Friday, April 2, 2010

Rewarding innovation: What doesn’t work – story of United Airlines

How do you reward innovators? This is a question every organization interested in fostering a culture of innovation needs to answer. In this article we explore a related question – Is there any policy of rewarding innovation that is known not to work? Authors Robinson and Schroeder present one such policies in a chapter titled “Reward systems that work” in their book Ideas are free. The book is the result of a study of over 150 idea systems across 13 sectors in 17 countries. According to Robinson and Schroeder, most schemes that reward individual ideas according to each one’s worth backfire. Let’s look at one such story that illustrates this principle.

In March 1971, James Lisec and Krishan Jagga, two employees of United Airlines submitted an idea that increased the company’s profits by at least $3 million per year. Lisec was an HR manager and Jagga was an industrial engineer at the San Francisco maintenance base. Their idea was to offer discounted fares to employees of the major airlines and their families – 50 percept off reserved seats, 80 percent off standby seats – in order to fill the seats that would otherwise fly empty. Other major airlines, such as TWA and PanAm did this and United already discounted fares for its own people as an employee benefit.

For six months Lisec and Jagga battled various middle managers who blocked their idea. But everything changed on October 10, 1971, when John Stilwell, a union committee member, approached Edward Carlson, then President to the International Association for Machinists. Stilwell told Carlson about the difficulty Lisec and Jagga are having in getting their idea accepted. Carlson forwarded a copy of Lisec and Jagga’s proposal to a senior vice president in the rate department. In November 1971, this department confirmed the correctness of Lisec and Jagga’s analysis. Eleven weeks later, on January 3, 1972, corporate policy committee approved a plan that differed only in minor details from Lisec and Jagga’s proposal. Later they learned that instead of getting a 10 percent reward, they were given a $1,000 “Impetus award” to be split between them. The money was to recognize their efforts in championing the idea.

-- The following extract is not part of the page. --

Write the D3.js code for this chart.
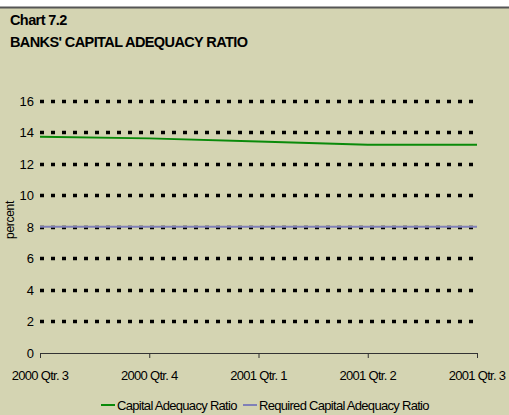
<html>
  <script src="https://d3js.org/d3.v7.min.js"></script>
  <body style="margin:0;background:#fff">
    <script>
      let quarters = ["2000 Qtr. 3", "2000 Qtr. 4", "2001 Qtr. 1", "2001 Qtr. 2", "2001 Qtr. 3"];
      let capitalRatio = [13.7, 13.6, 13.4, 13.2, 13.2];
      let requiredRatio = [8, 8, 8, 8, 8];
      let yTicks = [0, 2, 4, 6, 8, 10, 12, 14, 16];
      let seriesNames = ["Capital Adequacy Ratio", "Required Capital Adequacy Ratio"];
      let seriesColors = ["#0a8a0a", "#8080b8"];

      let width = 509;
      let height = 415;
      let svg = d3.select("body").append("svg")
                  .attr("width", width)
                  .attr("height", height)
                  .style("display", "block")
                  .style("font-family", "Liberation Sans, Arial, sans-serif");

      // background panel
      svg.append("rect").attr("x", 0).attr("y", 7).attr("width", width).attr("height", height - 7)
         .attr("fill", "#d4d4b2");
      svg.append("line").attr("x1", 0).attr("x2", width).attr("y1", 7.5).attr("y2", 7.5)
         .attr("stroke", "#555").attr("stroke-width", 2);

      // titles
      svg.append("text").attr("x", 10).attr("y", 25)
         .attr("font-size", 14.5).attr("font-weight", "bold").attr("letter-spacing", -0.6)
         .text("Chart 7.2");
      svg.append("text").attr("x", 10).attr("y", 47)
         .attr("font-size", 14.5).attr("font-weight", "bold").attr("letter-spacing", -0.6)
         .text("BANKS' CAPITAL ADEQUACY RATIO");

      let x = d3.scalePoint().domain(quarters).range([40, 477]);
      let y = d3.scaleLinear().domain([0, 16]).range([353, 100.5]);

      // dotted gridlines
      yTicks.filter(t => t > 0).forEach(t => {
        svg.append("line")
           .attr("x1", 40).attr("x2", 475)
           .attr("y1", Math.round(y(t)) + 0.5).attr("y2", Math.round(y(t)) + 0.5)
           .attr("stroke", "#000").attr("stroke-width", 3.5)
           .attr("stroke-dasharray", "4,7");
      });

      // y tick labels
      yTicks.forEach(t => {
        svg.append("text")
           .attr("x", 34).attr("y", y(t) + 5)
           .attr("text-anchor", "end").attr("font-size", 13)
           .text(t);
      });

      svg.append("text")
         .attr("transform", "translate(14,220) rotate(-90)")
         .attr("text-anchor", "middle").attr("font-size", 12).attr("letter-spacing", -0.3)
         .text("percent");

      // x axis
      svg.append("line").attr("x1", 40).attr("x2", 477)
         .attr("y1", 353.5).attr("y2", 353.5).attr("stroke", "#333").attr("stroke-width", 1);
      quarters.forEach(q => {
        svg.append("line").attr("x1", x(q) + 0.5).attr("x2", x(q) + 0.5)
           .attr("y1", 353).attr("y2", 358).attr("stroke", "#333");
        svg.append("text")
           .attr("x", x(q)).attr("y", 380)
           .attr("text-anchor", "middle").attr("font-size", 13).attr("letter-spacing", -0.7)
           .text(q);
      });

      // series lines
      let line = d3.line().x((d, i) => x(quarters[i])).y(d => y(d));
      svg.append("path").datum(requiredRatio).attr("d", line)
         .attr("fill", "none").attr("stroke", seriesColors[1]).attr("stroke-width", 2);
      svg.append("path").datum(capitalRatio).attr("d", line)
         .attr("fill", "none").attr("stroke", seriesColors[0]).attr("stroke-width", 2);

      // legend
      let legendX = [101, 243];
      seriesNames.forEach((name, i) => {
        svg.append("line").attr("x1", legendX[i]).attr("x2", legendX[i] + 14)
           .attr("y1", 405).attr("y2", 405)
           .attr("stroke", seriesColors[i]).attr("stroke-width", 2);
        svg.append("text").attr("x", legendX[i] + 16).attr("y", 410)
           .attr("font-size", 13).attr("letter-spacing", -0.7)
           .text(name);
      });
    </script>
  </body>
</html>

Lisec and Jagga filed a grievance. When it was turned down in 1973, they filed a lawsuit. In summer of 1975 jury awarded them $1.8 million in damages, later reduced to $400,000 by the judge. United appealed and in 1979 the appeals court reversed the decision, ruling that the rewards were clearly intended for those who suggested the idea first, not for those who championed it. The two men petitioned for a rehearing, which was denied. Instead, they were fired. The reason was the negative publicity generated by a Wall Street Journal article. The two men sued for wrongful discharge. When the case came to trial six years later in 1985, a jury awarded them $2.9 million in damages, half a million for breach of contract and $2.5 million in punitive damages. United appealed and it went back and forth until November 1992 when United’s last appeal to the California Supreme Court was denied. Finally, after almost twenty years of expensive and exhaustive litigation it was over. And no one had really won.

How do you attribute the value an idea creates to various people that take part in the journey from concept to cash? There are many people: Idea author, mentor, champions, selectors, implementers, testers and many others who have helped on the way. Most of the time there is no easy way.

1 comment:

  1. It is obvious in hind-sight that there was something drastically wrong at United Airlines.

    It would be worthwhile to analyse, why was there a resistance to ideas getting implemented in the first place rather than how the idea originators got rewarded.